▶ EXERCISE DIRECTIONS
For the entries that follow, tally the lines holding the string "page". Give the total and nothing else.

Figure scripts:

· · · ·

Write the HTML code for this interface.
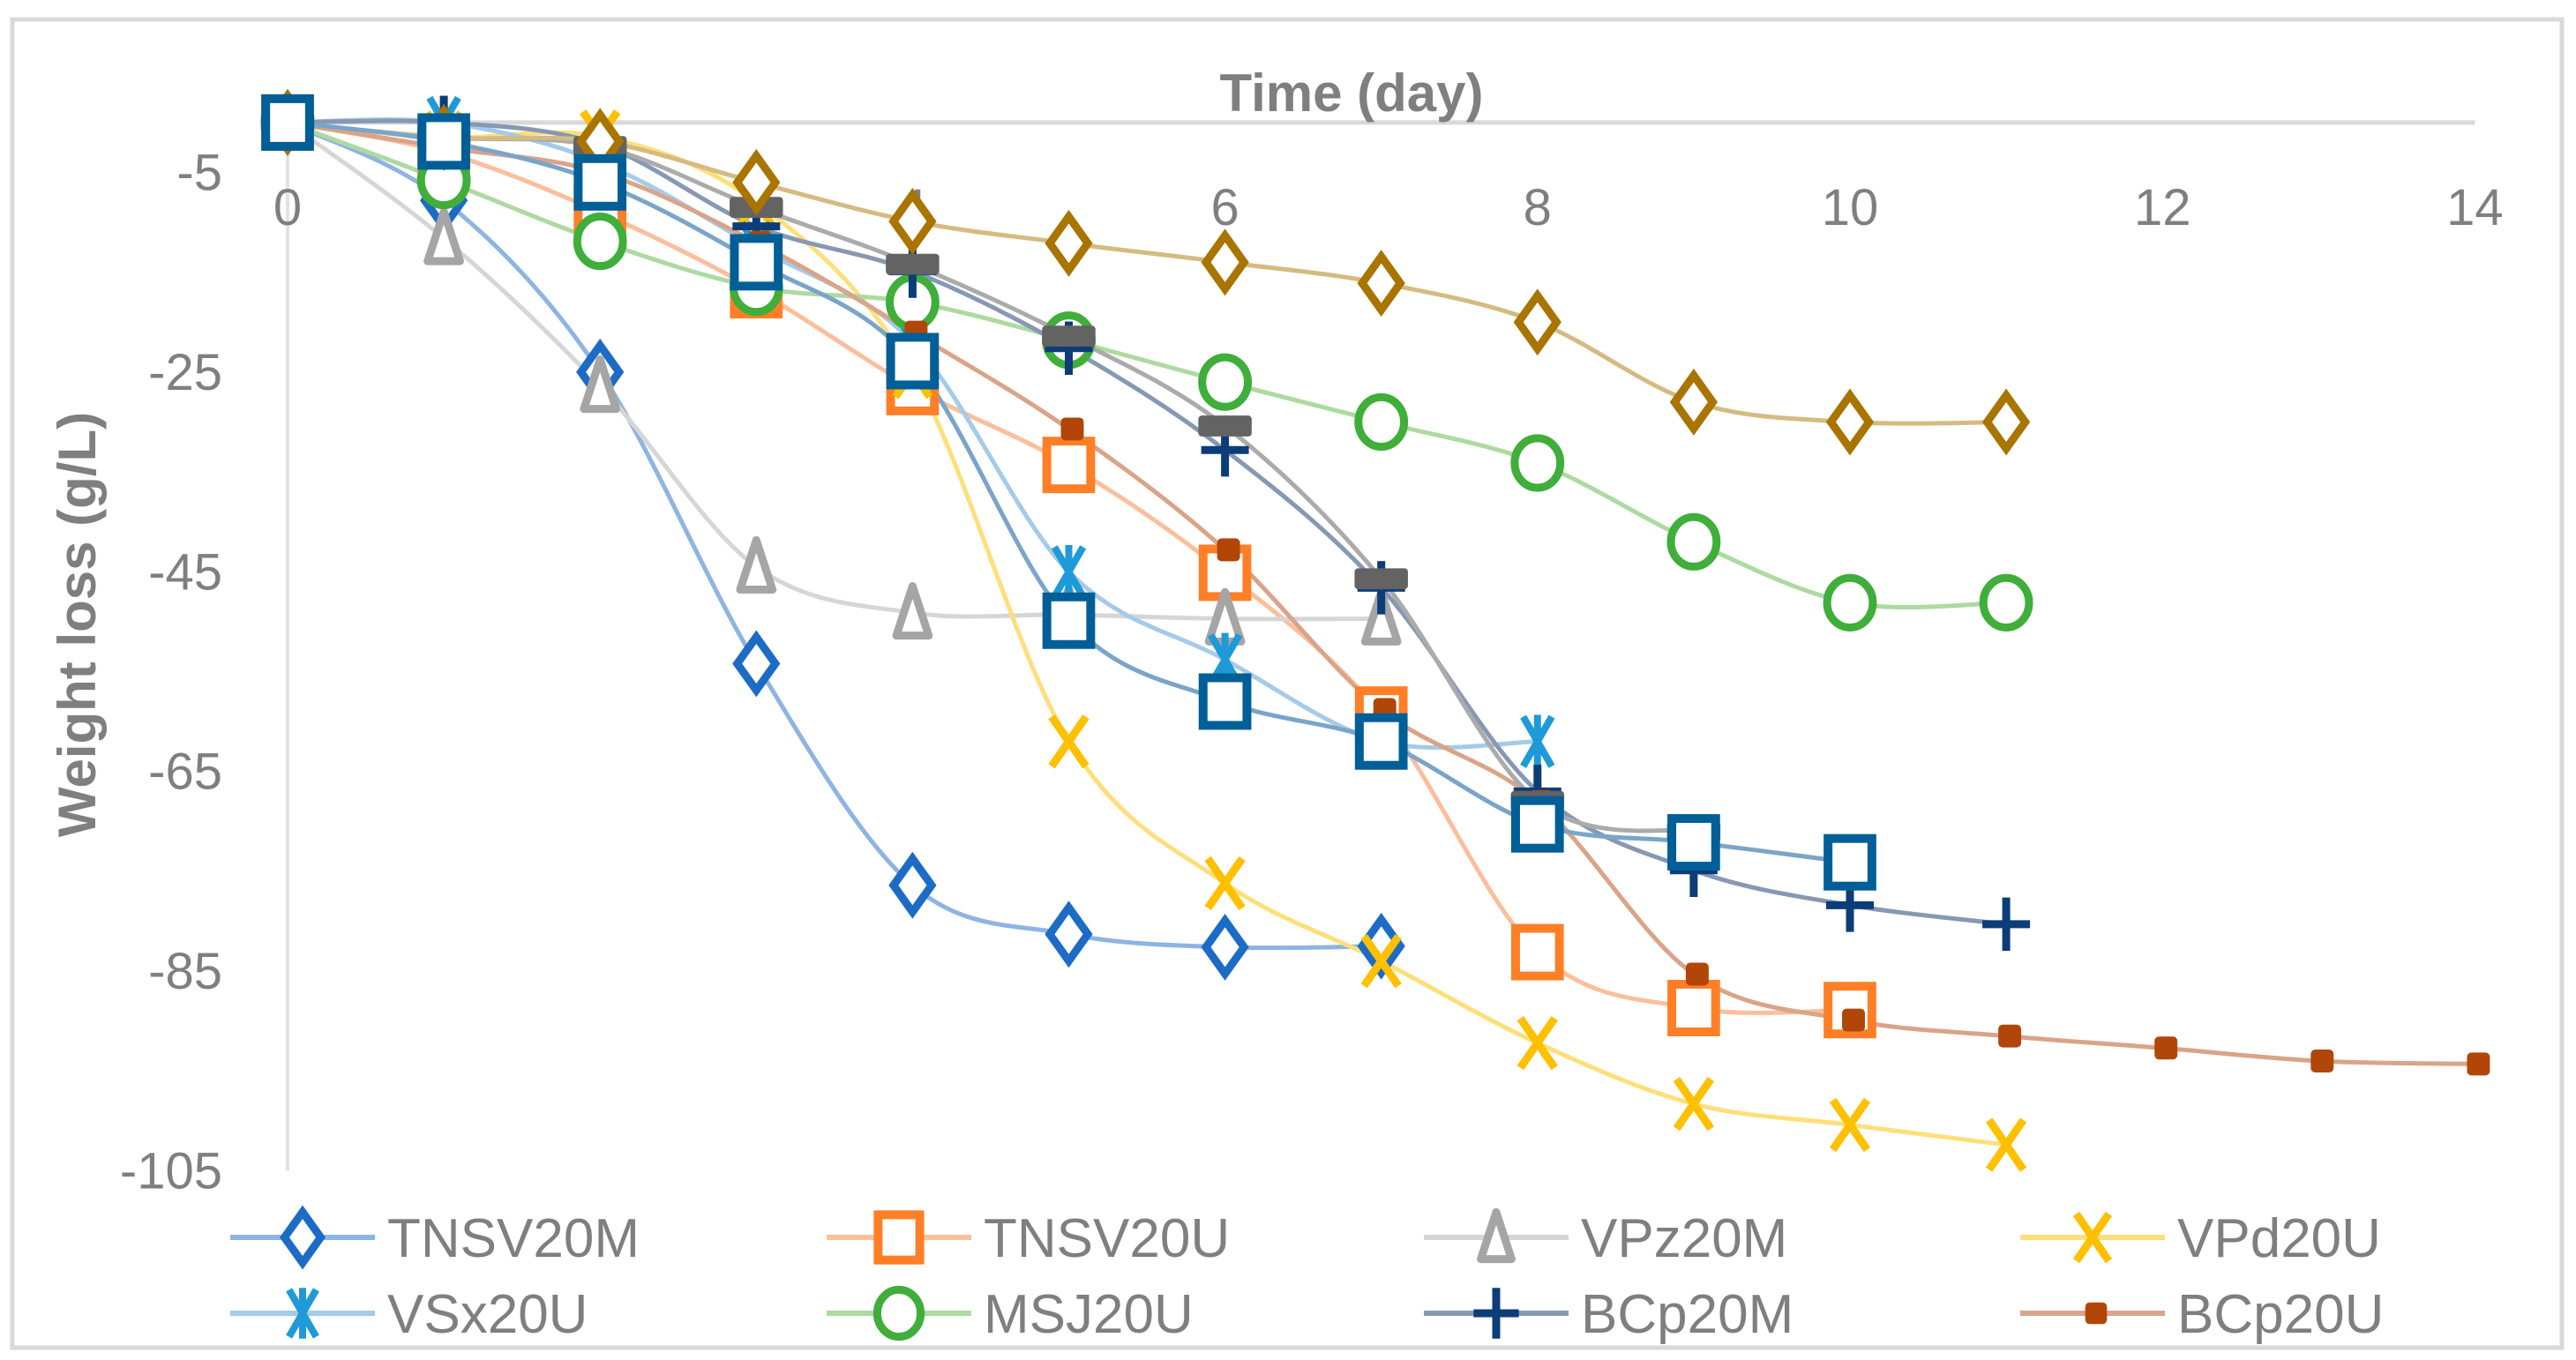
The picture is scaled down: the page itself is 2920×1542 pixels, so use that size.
<!DOCTYPE html>
<html><head><meta charset="utf-8"><style>
html,body{margin:0;padding:0;background:#fff}
svg{display:block}
text{font-family:"Liberation Sans",sans-serif;fill:#7f7f7f}
</style></head><body>
<svg id="chart" width="2920" height="1542" viewBox="0 0 2920 1542">
<rect x="14" y="22" width="2890" height="1506" fill="#fff" stroke="#d9d9d9" stroke-width="5"/>
<g id="axes"></g>
<g id="series"></g>
<g id="legend"></g>
<text x="1532" y="126" font-size="60" font-weight="bold" text-anchor="middle">Time (day)</text>
<text transform="translate(108,708) rotate(-90)" font-size="60" font-weight="bold" text-anchor="middle">Weight loss (g/L)</text>
</svg>
<script>
const days = [0,1,2,3,4,5,6,7,8,9,10,11,12,13,14];
const xTicks = [0,2,4,6,8,10,12,14];
const yTicks = [-5,-25,-45,-65,-85,-105];
const sTNSV20M = [0,-7.8,-25,-54.2,-76.4,-81.3,-82.6,-82.5];
const sTNSV20U = [0,-3,-9,-16.8,-26.5,-34.3,-45.1,-59.3,-83.1,-88.7,-88.9];
const sVPz20M = [0,-11.6,-26.4,-44.5,-49.1,-49.3,-49.7,-49.7];
const sVPd20U = [0,-1.5,-1.4,-8,-25,-62,-76.2,-84,-92.2,-98.3,-100.4,-102.4];
const sVSx20U = [0,0,-4,-12.5,-22,-45,-53.8,-62,-62];
const sMSJ20U = [0,-5.8,-11.9,-16.5,-18,-21.8,-26,-30,-34.1,-42,-48.1,-48.1];
const sBCp20M = [0,0,-2.2,-10.4,-14.9,-22.6,-32.8,-46.6,-67,-74.9,-78.4,-80.3];
const sBCp20U = [0,-2.5,-5,-12,-21,-30.7,-42.8,-58.8,-68,-85.3,-89.9,-91.5,-92.7,-94,-94.3];
const sGrayDash = [0,-1.5,-2.4,-8.5,-14.2,-21.4,-30.4,-45.7,-68,-71];
const sBrownDiamond = [0,-1.5,-1.9,-6,-9.9,-12.1,-14,-16.1,-20,-28,-30,-30];
const sBlueSquare = [0,-1.9,-6,-14,-23.9,-49.9,-58,-62,-70.3,-72.1,-74.1];

const X = d => 326 + d*177.1;
const Y = v => 195.5 + (-5 - v)*11.32;
const NS = 'http://www.w3.org/2000/svg';
function mk(tag, attrs, parent){const e=document.createElementNS(NS,tag);for(const k in attrs)e.setAttribute(k,attrs[k]);parent.appendChild(e);return e;}

const axes=document.getElementById('axes');
let l=mk('line',{x1:X(0),y1:Y(0),x2:X(14),y2:Y(0),stroke:'#d9d9d9','stroke-width':5},axes);


l=mk('line',{x1:X(0),y1:Y(0),x2:X(0),y2:Y(-105),stroke:'#e3e3e3','stroke-width':4},axes);


xTicks.forEach(t=>{const e=mk('text',{x:X(t),y:255,'font-size':58,'text-anchor':'middle'},axes);e.textContent=t;

});
yTicks.forEach(t=>{const e=mk('text',{x:252,y:Y(t)+20,'font-size':58,'text-anchor':'end'},axes);e.textContent=t;

});

function smooth(pts){let d=`M${pts[0][0]},${pts[0][1]}`;for(let i=0;i<pts.length-1;i++){const p0=pts[i-1]||pts[i],p1=pts[i],p2=pts[i+1],p3=pts[i+2]||p2;const c1=[p1[0]+(p2[0]-p0[0])/6,p1[1]+(p2[1]-p0[1])/6],c2=[p2[0]-(p3[0]-p1[0])/6,p2[1]-(p3[1]-p1[1])/6];d+=` C${c1[0]},${c1[1]} ${c2[0]},${c2[1]} ${p2[0]},${p2[1]}`;}return d;}

function marker(type,cx,cy,col,g,s){
 s=(s||1)*1.08;
 if(type==='diamond')return mk('polygon',{points:`${cx},${cy-28*s} ${cx+20*s},${cy} ${cx},${cy+28*s} ${cx-20*s},${cy}`,fill:'#fff',stroke:col,'stroke-width':9},g);
 if(type==='square')return mk('rect',{x:cx-23*s,y:cy-25*s,width:46*s,height:50*s,fill:'#fff',stroke:col,'stroke-width':10},g);
 if(type==='tri')return mk('polygon',{points:`${cx},${cy-28*s} ${cx+17*s},${cy+24*s} ${cx-17*s},${cy+24*s}`,fill:'#fff',stroke:col,'stroke-width':9,'stroke-linejoin':'round'},g);
 if(type==='x')return mk('path',{d:`M${cx-18*s},${cy-26*s}L${cx+18*s},${cy+26*s}M${cx+18*s},${cy-26*s}L${cx-18*s},${cy+26*s}`,stroke:col,'stroke-width':9,fill:'none'},g);
 if(type==='star')return mk('path',{d:`M${cx-15*s},${cy-26*s}L${cx+15*s},${cy+26*s}M${cx+15*s},${cy-26*s}L${cx-15*s},${cy+26*s}M${cx},${cy-28*s}L${cx},${cy+28*s}`,stroke:col,'stroke-width':8,fill:'none'},g);
 if(type==='circle')return mk('ellipse',{cx:cx,cy:cy,rx:24*s,ry:26*s,fill:'#fff',stroke:col,'stroke-width':9},g);
 if(type==='plus')return mk('path',{d:`M${cx-25*s},${cy}L${cx+25*s},${cy}M${cx},${cy-28*s}L${cx},${cy+28*s}`,stroke:col,'stroke-width':9,fill:'none'},g);
 if(type==='dash')return mk('rect',{x:cx+4-12*s,y:cy-12*s,width:24*s,height:24*s,rx:5,fill:col},g);
 if(type==='gdash')return mk('rect',{x:cx-28*s,y:cy-11*s,width:56*s,height:22*s,rx:4,fill:col},g);
}

const seriesList=[
 {name:'TNSV20M',vals:sTNSV20M,type:'diamond',mc:'#1c6cc6',lc:'#8eb4e3',legend:true},
 {name:'TNSV20U',vals:sTNSV20U,type:'square',mc:'#ff7f27',lc:'#fbbf9c',legend:true},
 {name:'VPz20M',vals:sVPz20M,type:'tri',mc:'#a5a5a5',lc:'#d6d6d6',legend:true},
 {name:'VPd20U',vals:sVPd20U,type:'x',mc:'#ffc000',lc:'#ffdf7a',legend:true},
 {name:'VSx20U',vals:sVSx20U,type:'star',mc:'#1f9ad8',lc:'#a4cbe9',legend:true},
 {name:'MSJ20U',vals:sMSJ20U,type:'circle',mc:'#3fae3a',lc:'#addaa0',legend:true},
 {name:'BCp20M',vals:sBCp20M,type:'plus',mc:'#0c3d78',lc:'#8798b4',legend:true},
 {name:'BCp20U',vals:sBCp20U,type:'dash',mc:'#b14608',lc:'#daa488',legend:true},
 {name:'gray-dash-series',vals:sGrayDash,type:'gdash',mc:'#636363',lc:'#ababab',legend:false},
 {name:'brown-diamond-series',vals:sBrownDiamond,type:'diamond',mc:'#a97400',lc:'#d5bb82',legend:false},
 {name:'blue-square-series',vals:sBlueSquare,type:'square',mc:'#005f96',lc:'#7aa5c9',legend:false}
];
const sg=document.getElementById('series');
seriesList.forEach(s=>{
 const g=mk('g',{},sg);
 
 
 const pts=s.vals.map((v,i)=>[X(days[i]),Y(v)]);
 const p=mk('path',{d:smooth(pts),fill:'none',stroke:s.lc,'stroke-width':5},g);
 
 
});
seriesList.forEach(s=>{
 const g=mk('g',{},sg);
 
 
 s.vals.forEach((v,i)=>{const m=marker(s.type,X(days[i]),Y(v),s.mc,g);
 
 });
});
const lg=document.getElementById('legend');
const colX=[261,937,1614,2290], rowY=[1403,1489];
seriesList.filter(s=>s.legend).forEach((s,i)=>{
 const g=mk('g',{},lg);
 
 
 const x0=colX[i%4],y0=rowY[Math.floor(i/4)];
 mk('line',{x1:x0,y1:y0,x2:x0+164,y2:y0,stroke:s.lc,'stroke-width':6},g);
 marker(s.type,x0+82,y0,s.mc,g,0.95);
 const t=mk('text',{x:x0+178,y:y0+22,'font-size':62},g);t.textContent=s.name;
});
</script>
</body></html>
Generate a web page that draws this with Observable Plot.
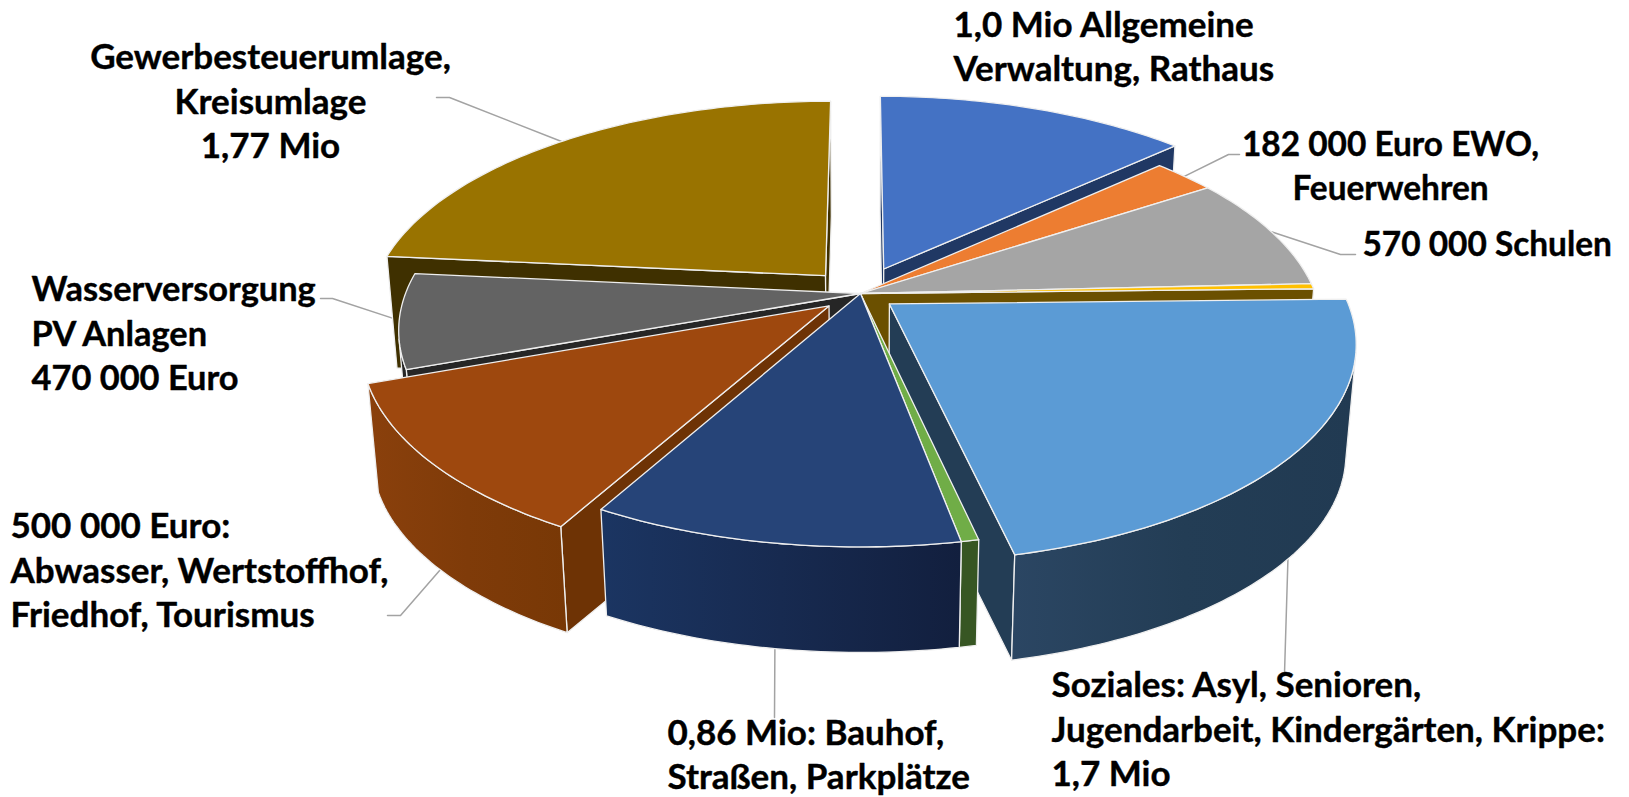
<!DOCTYPE html>
<html>
<head>
<meta charset="utf-8">
<style>html,body{margin:0;padding:0;background:#fff}svg{display:block}</style>
<script src="https://cdn.jsdelivr.net/npm/d3@7"></script>
<script src="https://cdn.jsdelivr.net/npm/@observablehq/plot@0.6"></script>
</head>
<body>
<script>
// Data: slice sizes (Mio Euro equivalents of the drawn angles)
const categories = ["Verwaltung","EWO","Schulen","Gelb","Soziales","Gruen","Bauhof","Abwasser","Wasser","Umlagen"];
const values = [1.0, 0.2, 0.65, 0.03, 1.67, 0.04, 0.84, 0.87, 0.54, 1.79];
const explode = [0.13, 0, 0, 0, 0.08, 0, 0, 0.09, 0, 0.116];
const topColors = ["#4472c4","#ed7d31","#a5a5a5","#ffc000","#5b9bd5","#70ad47","#264478","#9e480e","#636363","#997300"];
const wallColors = ["#203864","#7a3f17","#555555","#6b5000","#233d55","#375623","#14264d","#6e3305","#262626","#3f3000"];
const rimStops = [null,null,null,null,["#2b4663","#233d55","#213a52"],null,["#1b3562","#172a50","#121f3e"],["#8a400c","#7f3b09","#783806"],null,null];
const labelTexts = [
  "1,0 Mio Allgemeine\nVerwaltung, Rathaus",
  "182 000 Euro EWO,\nFeuerwehren",
  "570 000 Schulen",
  "",
  "Soziales: Asyl, Senioren,\nJugendarbeit, Kindergärten, Krippe:\n1,7 Mio",
  "",
  "0,86 Mio: Bauhof,\nStraßen, Parkplätze",
  "500 000 Euro:\nAbwasser, Wertstoffhof,\nFriedhof, Tourismus",
  "Wasserversorgung\nPV Anlagen\n470 000 Euro",
  "Gewerbesteuerumlage,\nKreisumlage\n1,77 Mio"
];

// Layout
const W = 1629, H = 797;
const cx = 860, cy = 293, A = 455, T = 210, k = 5.84;
const dropS = 0.021, vx = 865, vy = 5574;
const labelPos = [[953,44,"start"],[1390,163,"middle"],[1362,241,"start"],null,[1051,727,"start"],null,[667,752,"start"],[10,568,"start"],[31,331,"start"],[270,99,"middle"]];
const labelSize = [35,33.4,33.4,0,35,0,35,35,34.4,35];
const leaderRoute = [null,[[1228,154],[1239,154]],[[1340,254],[1355,254]],null,[[1284,673]],null,[[774,717]],[[400,615],[387,615]],[[332,298],[320,298]],[[449,97],[436,97]]];
const leaderOnBase = [false,false,false,false,true,false,true,true,false,false];
const paintOrder = [9,0,1,2,3,8,7,4,5,6];

const project = (X, Y) => { const f = k / (k + Y); return [cx + A * X * f, cy - T * Y * f]; };
const drop = ([x, y]) => [x + dropS * (vx - x), y + dropS * (vy - y)];
const arcs = d3.pie().sort(null).value(d => d)(values);

function sliceGeom(i) {
  const a = arcs[i], mid = (a.startAngle + a.endAngle) / 2;
  const ox = explode[i] * Math.sin(mid), oy = explode[i] * Math.cos(mid);
  const at = (b, r = 1) => project(ox + r * Math.sin(b), oy + r * Math.cos(b));
  const n = Math.max(2, Math.ceil((a.endAngle - a.startAngle) / (Math.PI / 180)));
  const rim = d3.range(n + 1).map(j => at(a.startAngle + (a.endAngle - a.startAngle) * j / n));
  return {a, mid, at, rim, apex: at(0, 0)};
}

const toRows = ps => ps.map(([x, y]) => ({x, y}));
const face = (ps, fill, extra = {}) => Plot.line(toRows(ps), {x: "x", y: "y", curve: "linear-closed", fill, stroke: "#efefef", strokeWidth: 1.3, strokeLinejoin: "round", ...extra});

const gradients = () => {
  const g = d3.create("svg:g");
  const defs = g.append("defs");
  rimStops.forEach((st, i) => {
    if (!st) return;
    const lg = defs.append("linearGradient").attr("id", `rim${i}`);
    st.forEach((c, j) => lg.append("stop").attr("offset", j / (st.length - 1)).attr("stop-color", c));
  });
  return g.node();
};

const signed = ps => { let t = 0; ps.forEach((p, j) => { const q = ps[(j + 1) % ps.length]; t += p[0] * q[1] - q[0] * p[1]; }); return t / 2; };
const pieMarks = [];
for (const i of paintOrder) {
  const s = sliceGeom(i);
  const apex = s.apex, first = s.rim[0], last = s.rim[s.rim.length - 1];
  // cut faces, only those turned to the viewer
  const startWall = [apex, first, drop(first), drop(apex)];
  const endWall = [apex, last, drop(last), drop(apex)];
  if (signed(startWall) < 0) pieMarks.push(face(startWall, wallColors[i]));
  if (signed(endWall) > 0) pieMarks.push(face(endWall, wallColors[i]));
  // outer rim: the run of segments turned to the viewer
  const vis = [];
  for (let j = 0; j + 1 < s.rim.length; j++) {
    const p = s.rim[j], q = s.rim[j + 1];
    if (signed([p, q, drop(q), drop(p)]) < 0) { if (!vis.length) vis.push(p); vis.push(q); }
  }
  if (vis.length > 1) {
    const strip = [...vis, ...vis.slice().reverse().map(drop)];
    pieMarks.push(face(strip, rimStops[i] ? `url(#rim${i})` : wallColors[i]));
  }
  pieMarks.push(face([apex, ...s.rim], topColors[i]));
}

const leaderMarks = leaderRoute.flatMap((route, i) => {
  if (!route) return [];
  const s = sliceGeom(i);
  const p = s.at(s.mid);
  const start = leaderOnBase[i] ? drop(p) : p;
  return [Plot.line(toRows([start, ...route]), {x: "x", y: "y", stroke: "#a3a3a3", strokeWidth: 1.5})];
});

const labelMarks = labelTexts.flatMap((t, i) => {
  if (!t) return [];
  const [x, y, anchor] = labelPos[i];
  return [Plot.text([t], {x: () => x, y: () => y, text: d => d, textAnchor: anchor, fontSize: labelSize[i], fontWeight: 700, lineHeight: 44.5 / labelSize[i], fill: "#000", stroke: "#000", strokeWidth: 0.4, fontFamily: "Lato"})];
});

const chart = Plot.plot({
  width: W, height: H, margin: 0,
  style: {background: "#fff", fontFamily: "Lato"},
  x: {domain: [0, W], range: [0, W], axis: null},
  y: {domain: [0, H], range: [0, H], axis: null},
  marks: [gradients, ...leaderMarks, ...pieMarks, ...labelMarks]
});
document.body.appendChild(chart);
</script>
</body>
</html>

· · · ·

▶ ANSWER TO THIS PROBLEM
2